Although the students lead the discussion, I guide them with questions and make sure they're clear about why they chose the example, why they think the claim and the research are related to one another, and what they think are the threats to validity.

Part of my guiding the discussion is to try to get them to imagine, "In the best of all possible worlds, what would you want to do? Given what is available, what can you do?" I try to guide them in a way that inspires them to do better research or to think harder about the questions. More importantly perhaps, I want to help them understand what the limits to the research are short of just dismissing any empirical work in the social sciences.

Doing this on a daily basis helps the students learn how to dissect claims and make arguments. It also provides regular practice with quantitative reasoning and helps them write their term paper at the end of the semester.

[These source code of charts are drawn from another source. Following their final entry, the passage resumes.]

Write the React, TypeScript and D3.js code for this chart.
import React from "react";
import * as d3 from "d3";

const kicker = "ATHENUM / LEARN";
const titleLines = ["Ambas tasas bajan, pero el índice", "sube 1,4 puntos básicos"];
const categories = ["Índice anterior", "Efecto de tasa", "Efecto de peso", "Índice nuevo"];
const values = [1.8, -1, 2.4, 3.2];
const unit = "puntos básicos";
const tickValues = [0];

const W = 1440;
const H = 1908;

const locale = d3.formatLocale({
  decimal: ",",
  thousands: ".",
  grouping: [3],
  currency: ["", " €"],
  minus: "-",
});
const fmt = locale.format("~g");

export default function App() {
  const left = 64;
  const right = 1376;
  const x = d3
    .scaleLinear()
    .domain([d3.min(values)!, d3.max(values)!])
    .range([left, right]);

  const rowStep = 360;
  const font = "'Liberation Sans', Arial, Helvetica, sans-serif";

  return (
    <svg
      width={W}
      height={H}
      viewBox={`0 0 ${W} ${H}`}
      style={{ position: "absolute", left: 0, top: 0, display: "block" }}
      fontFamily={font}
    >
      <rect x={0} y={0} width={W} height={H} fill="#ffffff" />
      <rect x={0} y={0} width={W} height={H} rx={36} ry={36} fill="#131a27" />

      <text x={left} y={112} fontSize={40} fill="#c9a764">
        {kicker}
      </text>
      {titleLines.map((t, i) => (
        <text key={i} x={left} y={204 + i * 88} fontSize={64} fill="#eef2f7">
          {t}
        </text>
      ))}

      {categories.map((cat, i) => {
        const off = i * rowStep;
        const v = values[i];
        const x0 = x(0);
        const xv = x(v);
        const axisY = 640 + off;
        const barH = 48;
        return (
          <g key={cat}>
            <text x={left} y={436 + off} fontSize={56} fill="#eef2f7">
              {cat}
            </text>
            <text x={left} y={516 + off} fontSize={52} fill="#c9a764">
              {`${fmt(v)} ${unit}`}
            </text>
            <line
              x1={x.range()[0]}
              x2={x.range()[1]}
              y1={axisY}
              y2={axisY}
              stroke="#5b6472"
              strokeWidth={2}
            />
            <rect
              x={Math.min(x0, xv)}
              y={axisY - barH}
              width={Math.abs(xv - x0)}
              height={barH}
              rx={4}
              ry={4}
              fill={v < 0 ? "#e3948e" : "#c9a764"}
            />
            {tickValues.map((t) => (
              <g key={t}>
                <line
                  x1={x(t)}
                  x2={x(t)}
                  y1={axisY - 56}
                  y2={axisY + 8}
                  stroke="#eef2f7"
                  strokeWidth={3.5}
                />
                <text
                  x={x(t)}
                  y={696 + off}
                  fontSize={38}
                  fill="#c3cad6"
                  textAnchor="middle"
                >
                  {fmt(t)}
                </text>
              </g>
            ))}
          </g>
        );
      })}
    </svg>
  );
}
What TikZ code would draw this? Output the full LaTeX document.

The last third of the semester is a series of workshops where students work on term paper projects. They must form the question, gather the data and make an argument as one would in a professional journal. For this last third of the semester, the class meetings are either informal--small group or individual problem-solving--or the students make presentations about their projects and receive feedback from other class members. At this point in the class, the students have internalized the concepts from the earlier smaller exercises such as the Hard-nosed Empiricist, so that are able to provide constructive feedback to help each other.

Challenges

  • Helping students to accept challenges to their beliefs. Students often have an unwillingness or a difficulty accepting empirical findings when they disconfirm a previously held world view. Students generally take political science classes because they believe things strongly about politics or about the social world. But one of the things that often happens when they get serious about subjecting those beliefs to quantitative tests is they find that their beliefs were probably wrong. I think the biggest struggle is in getting students to internalize what they find quantitatively in their general beliefs about the world. This leads to problems writing up the report because their writing gets convoluted, they continue to claim that their belief is correct when the sign is in the opposite direction or ambiguous, or they come up with really complicated post hoc rationalizations about why they got the results they did.
  • Setting the correct tone for the assignment. The first few students who do the Hard-nosed Empiricist assignment set the tone for the other students. Students take clues from one another about what's acceptable, which I've discovered over the years. Sometimes even when I've approved the claim and the research to back it up, the presentation is done in a half-hearted way. If that happens in the beginning of the semester, then it influences the others. But if I have a good exemplar in the beginning of the semester, then other students are motivated to also make a strong effort.

Advice

  • Just do it. Number one piece of advice.
  • If you do nothing else, have students independently gather data. Depending on the topic of your class, do an exercise that has students gather original data and do something with it--whether it be a table or a scatter plot--something really simple. Because students love doing it and it's a way of opening the world of quantitative analysis to them.
  • Start simple. Rather than having students do library research where they basically re-repeat what others have done, have them go to a book or the website with a table of data. For instance, maybe the data looks at the averages between the red states and the blue states--between places with Democrats and Republicans--a very simple comparison. It doesn't have to be very complicated, but is a great place to start.
  • Don't worry about teaching statistical theory. Don't worry about things like the theory of statistical estimation. I think that one of the traps that I've discovered in political science is a belief that in order to do quantitative reasoning you have to start with things like sampling theory. Some say you don't want students to develop bad habits about statistical inference and the rest, so you have to start very abstract. But I think that's exactly wrong. Students get into political science in our classes because they're motivated by the empirics. You have to deal with motivation first. So that's why I recommend doing really simple things because it opens the door to the students and is really easy for faculty to do.
  • Use Repetition. Having taught a class like this for a quarter of a century, I'm very aware that you can't tell students how to do something in the quantitative reasoning realm, and then expect them to just do it. You have to keep coming back to it and reminding them and catching them when they make errors.